- **GOAL OF THE EXERCISE**: Output exactly the lines from the line containing "Write the Bokeh code for this chart." through the line containing "from bokeh.resources import INLINE", inclusive, and omit any pictures.

- **DATASET EXCERPTS**:
━━━━━━━━━━━━━━━━

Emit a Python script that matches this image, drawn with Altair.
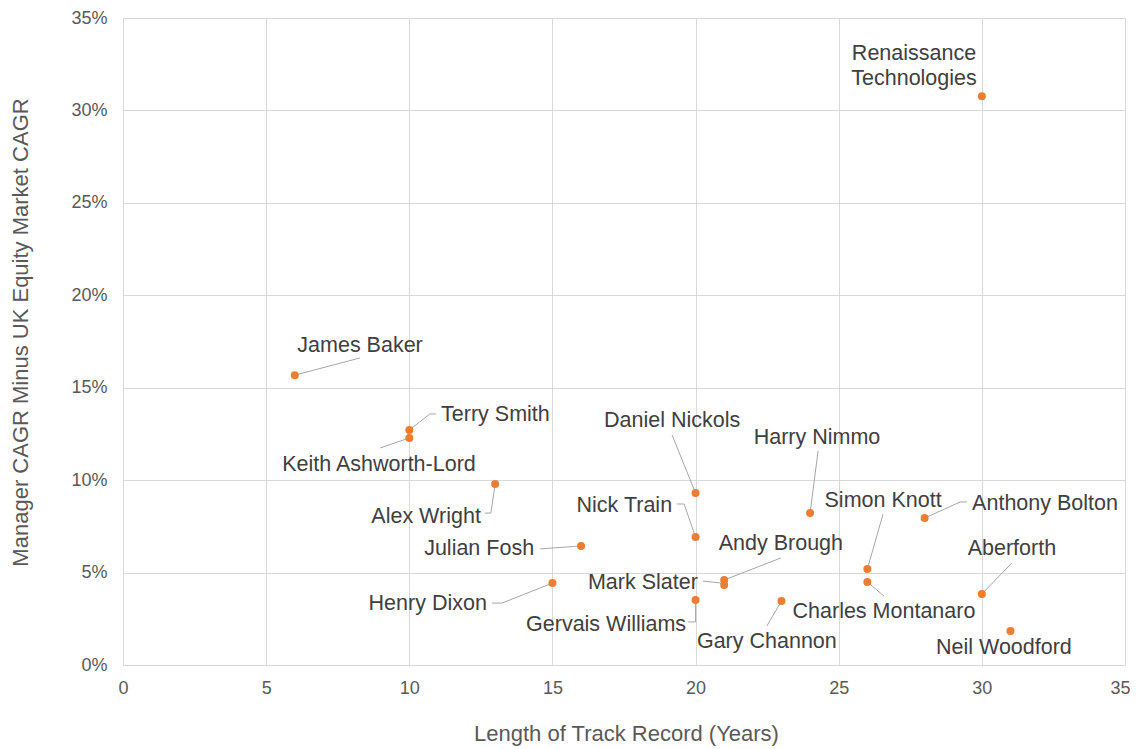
import altair as alt
import pandas as pd

# ---- data ----
names = ["Renaissance\nTechnologies", "James Baker", "Terry Smith", "Keith Ashworth-Lord",
         "Alex Wright", "Julian Fosh", "Henry Dixon", "Daniel Nickols", "Nick Train",
         "Andy Brough", "Mark Slater", "Gervais Williams", "Gary Channon", "Harry Nimmo",
         "Simon Knott", "Charles Montanaro", "Anthony Bolton", "Aberforth", "Neil Woodford"]
years = [30, 6, 10, 10, 13, 16, 15, 20, 20, 21, 21, 20, 23, 24, 26, 26, 28, 30, 31]
excess = [0.3077, 0.1568, 0.1271, 0.1228, 0.0979, 0.0644, 0.0443, 0.0930, 0.0692,
          0.0460, 0.0433, 0.0352, 0.0346, 0.0822, 0.0519, 0.0449, 0.0795, 0.0384, 0.0184]

x_ticks = [0, 5, 10, 15, 20, 25, 30, 35]
y_ticks = [0, 0.05, 0.10, 0.15, 0.20, 0.25, 0.30, 0.35]

# ---- label placement (data units) ----
label_x = [27.63, 8.28, 11.11, 8.94, 12.50, 14.36, 12.71, 19.18, 19.18, 22.98, 20.08,
           19.67, 22.49, 24.24, 26.55, 26.58, 29.66, 31.05, 30.77]
label_y = [0.3303, 0.1725, 0.1352, 0.1081, 0.0800, 0.0627, 0.0329, 0.1319, 0.0860,
           0.0654, 0.0443, 0.0216, 0.0124, 0.1227, 0.0887, 0.0286, 0.0870, 0.0627, 0.0091]
label_align = ["center", "center", "left", "center", "right", "right", "right", "center",
               "right", "center", "right", "right", "center", "center", "center", "center",
               "left", "center", "center"]

# leader-line bend points (data units), after the point itself
leader_pts = {
    "James Baker": [(8.28, 0.1661)],
    "Terry Smith": [(10.72, 0.1358), (10.93, 0.1358)],
    "Keith Ashworth-Lord": [(8.98, 0.1174)],
    "Alex Wright": [(12.85, 0.0822), (12.64, 0.0822)],
    "Julian Fosh": [(14.57, 0.0628)],
    "Henry Dixon": [(13.24, 0.0335), (12.89, 0.0335)],
    "Daniel Nickols": [(19.18, 0.1244)],
    "Nick Train": [(19.60, 0.0871), (19.35, 0.0871)],
    "Andy Brough": [(22.98, 0.0579)],
    "Mark Slater": [(20.85, 0.0444), (20.26, 0.0454)],
    "Gervais Williams": [(20.0, 0.0233), (19.74, 0.0233)],
    "Gary Channon": [(22.49, 0.0211)],
    "Harry Nimmo": [(24.28, 0.1158)],
    "Simon Knott": [(26.55, 0.0817)],
    "Charles Montanaro": [(26.58, 0.0373)],
    "Anthony Bolton": [(29.24, 0.0882), (29.48, 0.0882)],
    "Aberforth": [(31.05, 0.0552)],
}

pts = pd.DataFrame({"name": names, "years": years, "excess": excess})
labels = pd.DataFrame({"name": names, "lx": label_x, "ly": label_y, "align": label_align})

rows = []
for n, yr, ex in zip(names, years, excess):
    if n in leader_pts:
        rows.append({"name": n, "seq": 0, "x": yr, "y": ex})
        for i, (bx, by) in enumerate(leader_pts[n]):
            rows.append({"name": n, "seq": i + 1, "x": bx, "y": by})
leaders = pd.DataFrame(rows)

FONT = "Liberation Sans"
GRID = "#d9d9d9"
TXT = "#595959"

xscale = alt.Scale(domain=[0, 35], nice=False, zero=False)
yscale = alt.Scale(domain=[0, 0.35], nice=False, zero=False)

xaxis = alt.Axis(values=x_ticks, title="Length of Track Record (Years)", grid=True,
                 gridColor=GRID, domain=False, ticks=False, labelPadding=14,
                 labelFlush=True, labelFlushOffset=5, labelOverlap=False,
                 labelFontSize=18, labelColor=TXT, labelFont=FONT,
                 titleFontSize=22, titleColor=TXT, titleFont=FONT, titleFontWeight="normal",
                 titleX=503, titleY=68, titleBaseline="middle", titleAnchor="middle")
yaxis = alt.Axis(values=y_ticks, format=".0%", title="Manager CAGR Minus UK Equity Market CAGR",
                 grid=True, gridColor=GRID, domain=False, ticks=False, labelPadding=16,
                 labelFlush=False, labelOverlap=False,
                 labelFontSize=18, labelColor=TXT, labelFont=FONT,
                 titleFontSize=22, titleColor=TXT, titleFont=FONT, titleFontWeight="normal",
                 titleX=-103, titleY=314, titleBaseline="middle", titleAngle=-90,
                 titleAlign="center")

base_points = alt.Chart(pts).mark_circle(size=64, color="#ED7D31", opacity=1).encode(
    x=alt.X("years:Q", scale=xscale, axis=xaxis),
    y=alt.Y("excess:Q", scale=yscale, axis=yaxis),
)

lines = alt.Chart(leaders).mark_line(color="#a6a6a6", strokeWidth=1).encode(
    x=alt.X("x:Q", scale=xscale),
    y=alt.Y("y:Q", scale=yscale),
    detail="name:N",
    order="seq:Q",
)

text_layers = []
for al in ["left", "center", "right"]:
    sub = labels[labels["align"] == al]
    text_layers.append(
        alt.Chart(sub).mark_text(align=al, baseline="middle", font=FONT, fontSize=21.5,
                                 color="#404040", lineBreak="\n", lineHeight=25).encode(
            x=alt.X("lx:Q", scale=xscale),
            y=alt.Y("ly:Q", scale=yscale),
            text="name:N",
        )
    )

chart = alt.layer(lines, base_points, *text_layers).properties(
    width=1002, height=647,
    autosize=alt.AutoSizeParams(type="none"),
    padding={"left": 115, "top": 10, "right": 5, "bottom": 85},
).configure_view(stroke=None).configure(background="white")

chart.save("out.html", embed_options={"renderer": "svg", "actions": False})
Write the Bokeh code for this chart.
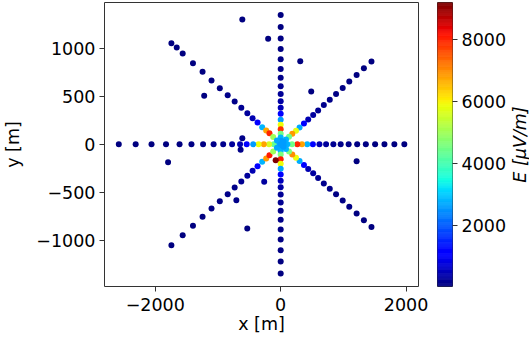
import numpy as np
from bokeh.plotting import figure
from bokeh.models import Range1d, FixedTicker, ColumnDataSource
from bokeh.core.properties import value
from bokeh.transform import linear_cmap
from bokeh.layouts import row
from bokeh.embed import file_html
from bokeh.resources import INLINE

# ---------------- data (antenna positions in m, field E in uV/m) ----------------
vert_y = [1347, 1220, 1102, 991, 885, 784, 691, 604, 522, 448, 380, 316, 256, 203, 155, 108, 70, 35,
          -35, -70, -108, -156, -204, -256, -316, -381, -448, -524, -607, -694, -788, -889, -993, -1104, -1222, -1347]
vert_E = [60, 65, 75, 85, 100, 115, 140, 180, 240, 330, 500, 1100, 2600, 5900, 7900, 4500, 2800, 2600,
          2600, 2800, 4600, 8100, 5900, 2700, 1200, 520, 340, 240, 180, 140, 115, 100, 85, 75, 65, 60]

horiz_x = [1972, 1813, 1655, 1506, 1358, 1220, 1084, 957, 840, 724, 618, 513, 423, 339, 265, 180, 106, 60, 30,
           -30, -60, -111, -185, -269, -353, -438, -542, -648, -775, -917, -1070, -1238, -1423, -1613, -1829,
           -2060, -2313, -2582]
horiz_E = [50, 55, 60, 70, 80, 95, 110, 140, 180, 250, 450, 1200, 2800, 6800, 8000, 4500, 2800, 2700, 2600,
           2600, 2700, 4300, 5600, 6800, 5900, 2600, 1100, 450, 250, 170, 130, 100, 80, 65, 55, 45, 40, 35]

ne_x = [1448, 1327, 1211, 1094, 989, 883, 783, 688, 597, 518, 439, 371, 301, 244, 185, 133, 85, 45]
ne_y = [861, 791, 721, 652, 586, 522, 464, 408, 352, 303, 258, 216, 174, 140, 108, 77, 50, 27]
ne_E = [55, 60, 70, 80, 90, 105, 125, 160, 210, 290, 450, 1100, 2700, 5800, 6900, 4500, 2800, 2600]

se_x = [1448, 1327, 1211, 1094, 989, 883, 783, 688, 597, 518, 439, 371, 301, 244, 185, 133, 85, 45]
se_y = [-861, -791, -721, -652, -586, -522, -464, -408, -352, -303, -258, -216, -174, -140, -108, -77, -50, -27]
se_E = [55, 60, 70, 80, 90, 105, 125, 160, 210, 290, 450, 1150, 2750, 5900, 7000, 4600, 2800, 2600]

nw_x = [-1743, -1563, -1399, -1246, -1103, -971, -845, -734, -628, -532, -448, -369, -295, -231, -179, -120, -60]
nw_y = [1052, 945, 844, 754, 664, 583, 510, 444, 379, 323, 271, 226, 177, 143, 115, 75, 38]
nw_E = [40, 45, 55, 65, 75, 90, 110, 140, 190, 270, 450, 1100, 2800, 6800, 8000, 5000, 2700]

sw_x = [-1743, -1563, -1399, -1246, -1103, -971, -845, -734, -628, -532, -448, -369, -295, -231, -179, -120, -60]
sw_y = [-1052, -948, -850, -756, -669, -594, -521, -451, -389, -329, -277, -229, -183, -149, -115, -75, -38]
sw_E = [40, 45, 55, 65, 75, 90, 110, 140, 190, 270, 450, 1150, 2800, 6900, 8100, 5000, 2700]

extra_x = [-612, -200, 312, 487, -1658, -1220, -612, -639, -1796, 1211, -263, -707, -533, 0, -80]
extra_y = [1299, 1098, 865, 549, 1007, 504, 63, -58, -188, -177, -392, -583, -878, 0, -167]
extra_E = [40, 50, 50, 70, 40, 60, 110, 110, 45, 70, 300, 120, 70, 2600, 9200]

x_ticks = [-2000, 0, 2000]
x_tick_labels = ["\u22122000", "0", "2000"]
y_ticks = [-1000, -500, 0, 500, 1000]
y_tick_labels = ["\u22121000", "\u2212500", "0", "500", "1000"]
cb_ticks = [2000, 4000, 6000, 8000]
cb_tick_labels = ["2000", "4000", "6000", "8000"]
cb_title = "E [\u03bcV/m]"

# ---------------- assemble ----------------
xs = ([0] * len(vert_y)) + horiz_x + ne_x + se_x + nw_x + sw_x + extra_x
ys = vert_y + ([0] * len(horiz_x)) + ne_y + se_y + nw_y + sw_y + extra_y
Es = vert_E + horiz_E + ne_E + se_E + nw_E + sw_E + extra_E
e_low, e_high = min(Es), max(Es)


def jet_palette(n=256):
    t = np.linspace(0, 1, n)
    r = np.interp(t, [0, 0.35, 0.66, 0.89, 1], [0, 0, 1, 1, 0.5])
    g = np.interp(t, [0, 0.125, 0.375, 0.64, 0.91, 1], [0, 0, 1, 1, 0, 0])
    b = np.interp(t, [0, 0.11, 0.34, 0.65, 1], [0.5, 1, 1, 0, 0])
    return ["#%02x%02x%02x" % (int(round(R * 255)), int(round(G * 255)), int(round(B * 255)))
            for R, G, B in zip(r, g, b)]


JET = jet_palette()
FONT = "DejaVu Sans"
FS = "17.5px"
FRAME = "#333333"
H = 340
TOP, BOTTOM = 2, 54

# ---------------- main scatter ----------------
p = figure(width=437, height=H, x_range=Range1d(-2810, 2198), y_range=Range1d(-1482, 1476),
           output_backend="svg", toolbar_location=None,
           min_border_left=102, min_border_right=19, min_border_top=TOP, min_border_bottom=BOTTOM)
src = ColumnDataSource(dict(x=xs, y=ys, E=Es))
p.scatter("x", "y", source=src, size=6, line_color=None,
          fill_color=linear_cmap("E", JET, e_low, e_high))

p.xgrid.visible = False
p.ygrid.visible = False
p.outline_line_color = FRAME
p.outline_line_width = 1

p.xaxis.ticker = FixedTicker(ticks=x_ticks)
p.xaxis.major_label_overrides = dict(zip(x_ticks, x_tick_labels))
p.yaxis.ticker = FixedTicker(ticks=y_ticks)
p.yaxis.major_label_overrides = dict(zip(y_ticks, y_tick_labels))
p.xaxis.axis_label = "x [m]"
p.yaxis.axis_label = "y [m]"
for ax in (p.xaxis, p.yaxis):
    ax.axis_line_color = None
    ax.major_tick_out = 5
    ax.major_tick_in = 0
    ax.minor_tick_line_color = None
    ax.major_tick_line_color = FRAME
    ax.major_label_text_font = FONT
    ax.major_label_text_font_size = FS
    ax.major_label_text_color = "black"
    ax.axis_label_text_font = FONT
    ax.axis_label_text_font_size = FS
    ax.axis_label_text_font_style = "normal"
    ax.axis_label_text_color = "black"
p.xaxis.major_label_standoff = 6
p.yaxis.major_label_standoff = 4
p.xaxis.axis_label_standoff = 0
p.yaxis.axis_label_standoff = 10

# ---------------- colorbar ----------------
cb = figure(width=72, height=H, x_range=Range1d(0, 1), y_range=Range1d(e_low, e_high),
            output_backend="svg", toolbar_location=None, x_axis_location=None, y_axis_location="right",
            min_border_left=0, min_border_right=56, min_border_top=TOP, min_border_bottom=BOTTOM)
edges = np.linspace(e_low, e_high, len(JET) + 1)
cb.quad(left=0, right=1, bottom=edges[:-1], top=edges[1:], fill_color=JET, line_color=JET, line_width=0.6)
cb.xgrid.visible = False
cb.ygrid.visible = False
cb.outline_line_color = FRAME
cb.outline_line_width = 1
cb.yaxis.ticker = FixedTicker(ticks=cb_ticks)
cb.yaxis.major_label_overrides = dict(zip(cb_ticks, cb_tick_labels))
cb.yaxis.axis_line_color = None
cb.yaxis.major_tick_out = 5
cb.yaxis.major_tick_in = 0
cb.yaxis.minor_tick_line_color = None
cb.yaxis.major_tick_line_color = FRAME
cb.yaxis.major_label_text_font = FONT
cb.yaxis.major_label_text_font_size = FS
cb.yaxis.major_label_text_color = "black"
cb.yaxis.major_label_standoff = 4

# ---------------- colorbar label (rotated, reads bottom to top) ----------------
lab = figure(width=20, height=H, x_range=Range1d(0, 1), y_range=Range1d(0, 1),
             output_backend="svg", toolbar_location=None, x_axis_location=None, y_axis_location=None,
             min_border_left=0, min_border_right=0, min_border_top=TOP, min_border_bottom=BOTTOM)
lab.xgrid.visible = False
lab.ygrid.visible = False
lab.outline_line_color = None
lab.text(x=[0.5], y=[0.5], text=[cb_title], angle=np.pi / 2, text_align="center",
         text_baseline="middle", text_font=value(FONT), text_font_size=FS,
         text_font_style="italic", text_color="black")

layout = row(p, cb, lab)
open("out.html", "w").write(file_html(layout, INLINE))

━━━━━━━━━━━━━━━━

- **ANSWER**:
Write the Bokeh code for this chart.
import numpy as np
from bokeh.plotting import figure
from bokeh.models import Range1d, FixedTicker, ColumnDataSource
from bokeh.core.properties import value
from bokeh.transform import linear_cmap
from bokeh.layouts import row
from bokeh.embed import file_html
from bokeh.resources import INLINE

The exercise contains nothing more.